In 1944, Bush submitted "Science, the Endless Frontier" to President Roosevelt, and the ideas put forth in this proposal lead to the establishment of the National Science Foundation in 1950. At that time Bush was also focused on developing machines for automating human thinking. His idea for a "rapid selector" would store huge amounts of information on microfilm and enable a user to quickly select documents that could then be projected on screenÛit was one of the first attempts by anyone to create a personal information processor.
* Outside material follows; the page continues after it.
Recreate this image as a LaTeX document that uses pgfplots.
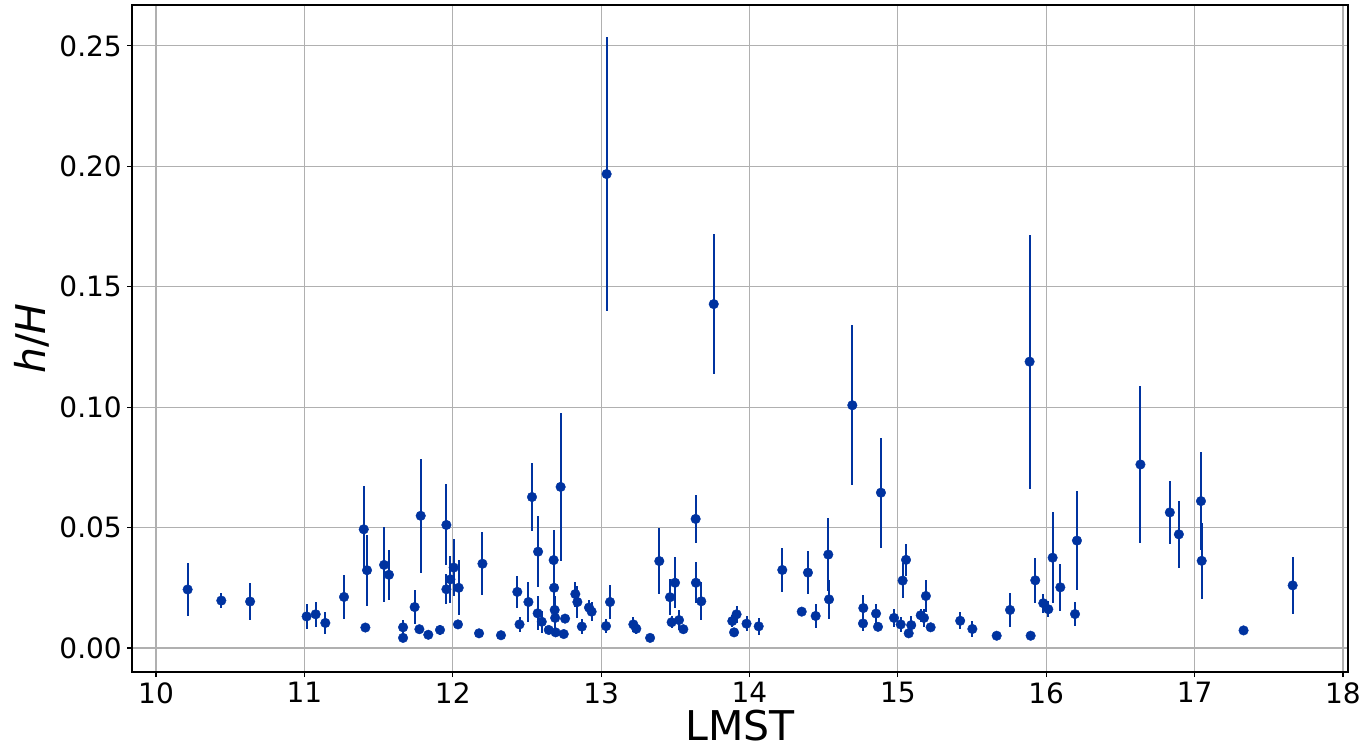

In 1945, Bush authored the article "As We May Think" in the Atlantic Monthly in which he first proposed his idea of the Memex machine. This machine was designed to help people sort through the enormous amount of published information available throughout the world. His article described a Memex as a "device in which an individual stores his books, records and communications and which is mechanized so that it may be consulted with exceeding speed and flexibility. It is an enlarged intimate supplement to his memory."
This description, which was written about 30 years before the invention of the personal computer and 50 years before the birth of the public World Wide Web, lays out the notion of the modern link. The Memex was to be a storage and retrieval device using microfilm that would consist of a desk with viewing screens, a keyboard, selection buttons and levers, and microfilm storage. The machine would augment human memory by allowing the user to make links, or "associative trails," between documents. Bush proposed the notion of blocks of text joined by links and introduced the terms links, linkages, trails and Web through his descriptions of a new type of textuality. Bush's article greatly influenced the creators of what we know as "hypertext" and how we use the Internet today. (Ted Nelson coined the term "hypertext" in 1967).
During the course of his inventing career, Bush also created the "Cyclops Camera," which would be worn on the forehead using instantly-developable film; a mathematical calculator, improvements to microfilm, and a "vocoder," or voice-activated typing machine. He served on the boards of several major companies such as AT&T and continued to work with the military, federal government, and educational institutions throughout his lifetime. In 1946, he was appointed Chairman of the Joint Research and Development Board of the War and Navy Departments. From 1947 to 1948, he was Chairman of the Development Board of the National Military Establishment. From 1957 to 1959, Bush served as Chairman of the MIT Corporation, and from 1959 to 1971 he was Honorary Chairman of the MIT Corporation.
Bush was honored with numerous awards including the Louis Edward Levy Medal of the Franklin Institute in 1928, the Holley Medal of the American Society of Mechanical Engineers in 1943, the Roosevelt Memorial Association's Distinguished Service Medal and the Marcellus Hartley Public Welfare Medal of the National Academy of Sciences in 1945, and the Hoover Medal in 1946. In 1948, he was dubbed "Knight Commander of the civilian division of the Most Excellent Order of the British Empire." Also that year, President Harry S. Truman presented him with a Medal of Merit. In 1949, President Truman honored him with a Medal of the Industrial Research Institute, and in 1964, President Lyndon B. Johnson presented Bush with a National Medal of Science. Bush also earned Honorary Degrees from more than a dozen universities, including Johns Hopkins, Yale, Columbia, Princeton, Cambridge, and Trinity College. He died on June 30, 1974.